In a regulatory filing just a week before the Japanese disaster put a spotlight on the company’s nuclear reactor business, G.E. reported that its tax burden was 7.4 percent of its American profits, about a third of the average reported by other American multinationals. Even those figures are overstated, because they include taxes that will be paid only if the company brings its overseas profits back to the United States. With those profits still offshore, G.E. is effectively getting money back.

Such strategies, as well as changes in tax laws that encouraged some businesses and professionals to file as individuals, have pushed down the corporate share of the nation’s tax receipts — from 30 percent of all federal revenue in the mid-1950s to 6.6 percent in 2009.

Yet many companies say the current level is so high it hobbles them in competing with foreign rivals. Even as the government faces a mounting budget deficit, the talk in Washington is about lower rates. President Obama has said he is considering an overhaul of the corporate tax system, with an eye to lowering the top rate, ending some tax subsidies and loopholes and generating the same amount of revenue. He has designated G.E.’s chief executive, Jeffrey R. Immelt, as his liaison to the business community and as the chairman of the President’s Council on Jobs and Competitiveness, and it is expected to discuss corporate taxes.
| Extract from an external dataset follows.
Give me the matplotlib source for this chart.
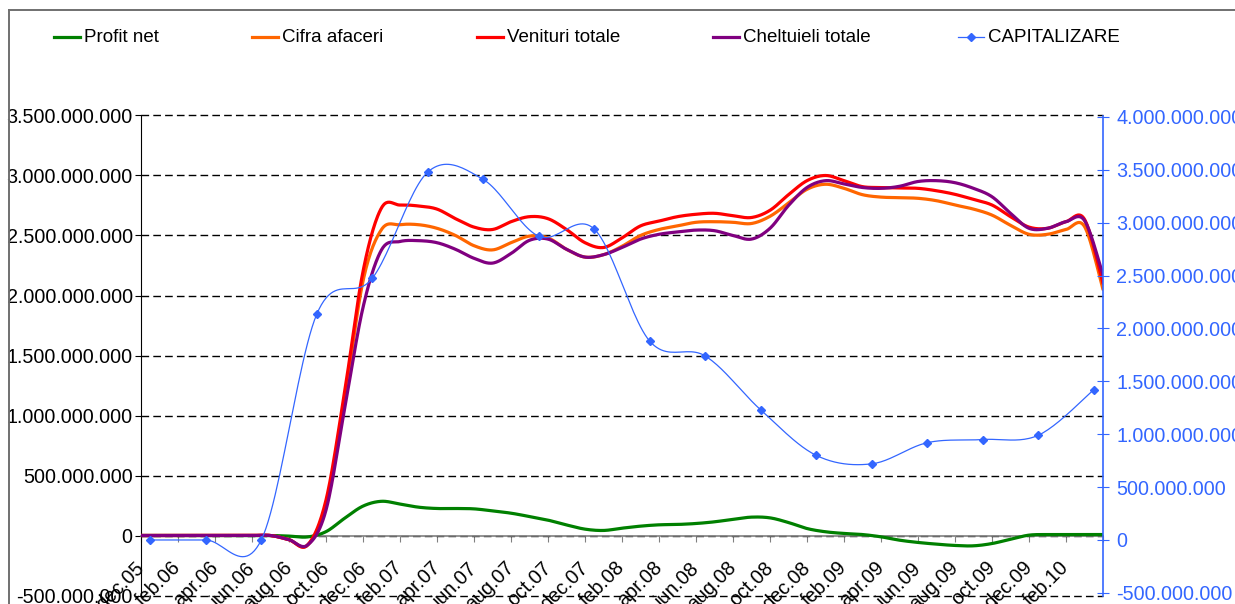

“He understands what it takes for America to compete in the global economy,” Mr. Obama said of Mr. Immelt
, on his appointment in January, after touring a G.E. factory in upstate New York that makes turbines and generators for sale around the world.
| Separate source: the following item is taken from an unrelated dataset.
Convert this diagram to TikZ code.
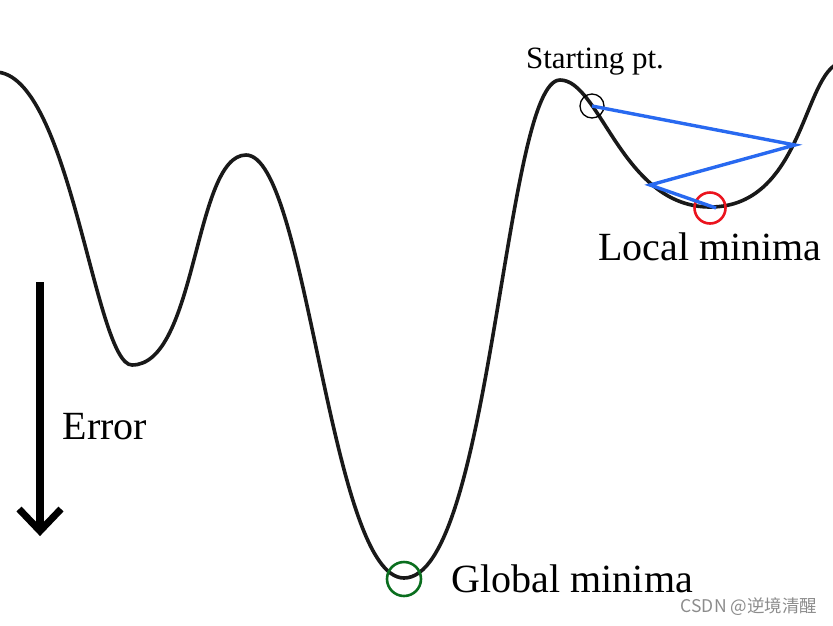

A review of company filings and Congressional records shows that one of the most striking advantages of General Electric is its ability to lobby for, win and take advantage of tax breaks.

Over the last decade, G.E. has spent tens of millions of dollars to push for changes in tax law, from more generous depreciation schedules on jet engines to “green energy” credits for its wind turbines. But the most lucrative of these measures allows G.E. to operate a vast leasing and lending business abroad with profits that face little foreign taxes and no American taxes as long as the money remains overseas.
Yup.. I'm not sure that most of you expected that. I wouldn't be surprised if at least one or two of you expected zero.. But I know sure as hell that no one expected it to be a negative number.
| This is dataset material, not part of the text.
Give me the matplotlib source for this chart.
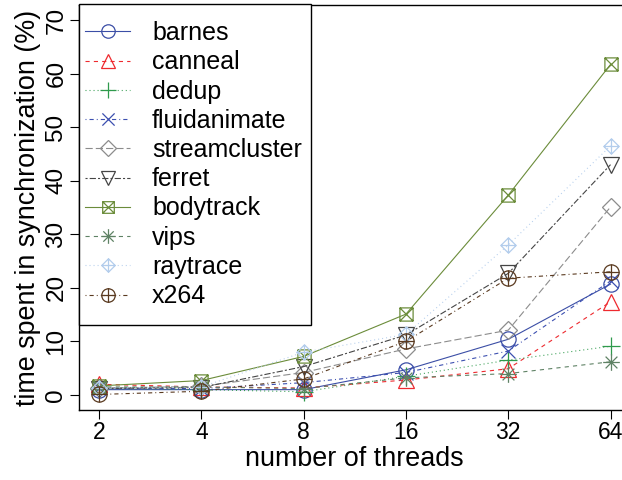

God damn, United States.. I say again, god fucking damn. Can we just give them all the money already and be done with it? I mean... it's just so fucking outrageous at this point. Even more of a slap to the face is that the White House defends embrace of G.E. CEO despite report company didn't owe taxes in 2010

Let's just burn civilization to the ground. We're not worthy of it anymore. Especially when they fucking want more of it...
Lawmakers have thus far been cool to the idea of a repatriation holiday. Passing one without reform "makes a farce out of the whole system," says Kent Conrad, a North Dakota Democrat on the Senate Finance Committee. Even corporate America isn't unanimous in its support. "A one-time repatriation of profits is a bad idea," says United Technologies (UTX) Chief Financial Officer Gregory J. Hayes. "My fear is that we'll have a repeat of 2004. If companies repatriate these profits and spend it on things like share buybacks, that will create such negative connotations around tax reform with the public."
Maybe if we give them even more tax breaks they'll send back some of those cushy phone support jobs that they sent to India. Though I guess I shouldn't be surprised by this. I mean, it is the same company that built a shrine for Reagan.

Who knows, maybe Tina Fey will make a joke about it. Nightly News on NBC sure as fuck didn't mention any of this. But maybe GE needs the money. Maybe it's better that it's in their hands. Just imagine if the money was still in our government's control...

Just think of how many patriot missiles they could have bought with that money... Oh wait, they're buying them anyway.

So what did GE have to say about all this tax breaks and any means to justify such an outrageous abuse of the tax laws? Well
GE posted a rebuttal to the whole matter.....

Yeah.. I guess by this point I can't even feign outrage about this anymore. Not to mention fuck all social democrats who think this kind of thing could ever be regulated.

The only real solution to the capitalist parasite involves a rope and a lamppost. Regulations just slows them down until they can pay someone enough to remove it all over again. Dragging them out to the street and hanging them leaves a warning sign to everyone who sees it.

I mean, let's just look across the ocean to a recently devastated land and how they react to similar situations. I mean, just look at how Japanese culture is utterly alien to our own.

Japanese corporations agree to forgo tax cuts, for good of their country
"I don't mind if the government skips cutting the corporate tax rate," Yonekura, who is also chairman of Sumitomo Chemical, told a regular briefing in Tokyo. "Instead I want the government to move swiftly in its recovery efforts."
My American mind is completely blown. If this happened in America it would only be in the form that Mega corporations would be demanding that taxes be temporarily abolished so they can invest in recovery efforts. Then a bill will be passed with overwhelming numbers in both the senate and the house.